Pues bien, algunos piensan que la encíclica que comentamos sería una bienintencionada utopía.
Mas el Papa recoge las objeciones más frecuentes sobre el tema de la emigración:
Así en el nº 40 llama a Europa a “(…) encontrar un justo equilibrio entre el deber moral de tutelar los derechos de sus ciudadanos, por una parte, y, por otra, el de garantizar la asistencia y la acogida de los emigrantes”. No se trata, pues, de quitar el pan a los hijos para darlo a los de fuera, sino que ha de darse un sano equilibrio entre la atención a los necesitados de nuestro país y las necesidades de los inmigrantes.
Por otro lado, en el viaje de regreso de Suecia, hace ya un tiempo, el Papa señaló que no se debía admitir más migrantes de los que fuera posible integrar. Añadamos que sería hipócrita dejar pasar la frontera a un número tan exorbitante de emigrantes que los condenáramos a vivir como marginados o a ser pasto de las mafias de trata de personas, etc. Y el Papa Francisco no rehúye esta problemática, y leemos en el nº 38: “Lamentablemente, otros son atraídos por la cultura occidental, a veces con expectativas poco realistas que los exponen a grandes desilusiones. Traficantes sin escrúpulos, a menudo vinculados a los cárteles de la droga y de las armas, explotan la situación de debilidad de los inmigrantes, que, a lo largo de su viaje, con demasiada frecuencia, experimentan la violencia, la trata de personas, el abuso sicológico y físico, y sufrimientos indescriptibles”.
Y el Papa llega incluso a defender “el derecho a no emigrar” “a tener las condiciones para permanecer en la propia tierra” (nº 38)
Pero, con realismo, nos dice, nº 129, que “mientras no haya avances en esta línea, nos corresponde respetar el derecho de todo ser humano de encontrar un lugar donde pueda no solamente satisfacer sus necesidades básicas y las de su familia, sino también realizarse íntegramente como persona”. Porque hay hermanos “que escapan a graves crisis humanitarias” (nº 130). Y ya antes, nº 61, citó la Sagrada Escritura: “El migrante residente será para vosotros como el compatriota, lo amarás como a ti mismo, porque vosotros fuisteis migrantes en el país de Egipto” (Lev 19, 33-34). Y recordemos que el mismo Jesús niño tuvo que huir de su patria perseguido a muerte.
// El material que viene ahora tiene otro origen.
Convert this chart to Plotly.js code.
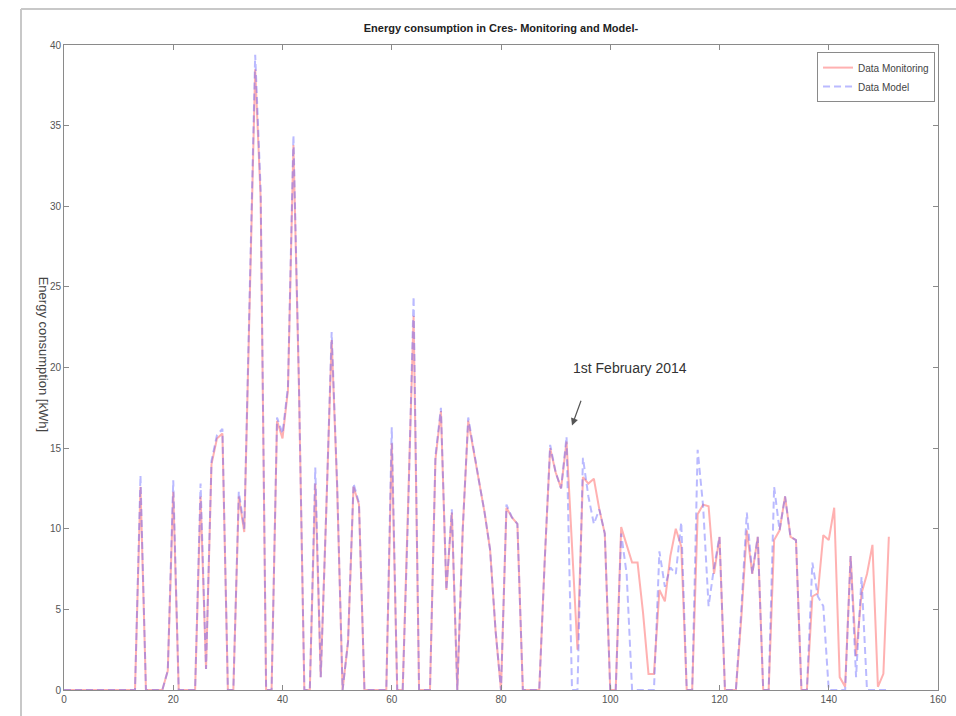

Así hemos de aceptar la emigración cuando es una necesidad vital, al tiempo que se desanima una emigración incontrolada que además priva de trabajadores en plenitud de fuerzas a sus países de origen y desmiembra física y cultural y religiosamente a las familias (de todo ello se hace eco el Papa y abunda en los escritos del cardenal Sarah, que es originario de un país africano pobre).
Y con el ejemplo del samaritano nos invita a considerar al “prójimo sin fronteras” (nº 80) y recuerda, nº 61, “no maltratarás ni oprimirás al migrante que reside en tu territorio” (Ex 22, 20), llamándonos a un utopismo evangélico: “¡Qué bonito sería que a medida que descubrimos nuevos planetas lejanos, volviésemos a descubrir las necesidades del hermano o la hermana en órbita alrededor de mí!” (nº 31).
Respecto a la ayuda al desarrollo de los países pobres, extensible a la ayuda a los emigrantes, advierte el Papa que no ha de caer en el colonialismo ideológico o cultural (nº 14, nº 132) (Digamos como ejemplo, el caso de hace ya un tiempo de cómo Suecia quitó la ayuda vital a un país pobre, Nicaragua, porque éste, con valor, se negó a aprobar el aborto).
Y nos invita a ir más allá del egoísmo y practicar la gratuidad, la “capacidad de hacer cosas,.. porque son buenas en sí mismas” (nº 139)
El utopismo positivo es hacer cosas buenas, aunque sean modestas, esperando que den fruto con la bendición de Dios. Y un utopismo negativo sería emplear medios malos para ilusamente obtener fines espléndidos, trampa en que la humanidad cae de tanto en tanto. Pero de semillas de cardo nacen plantas espinosas, y de la buena semilla cabe esperar cosechas de buenos frutos. Así la utopía positiva es al tiempo el mejor realismo.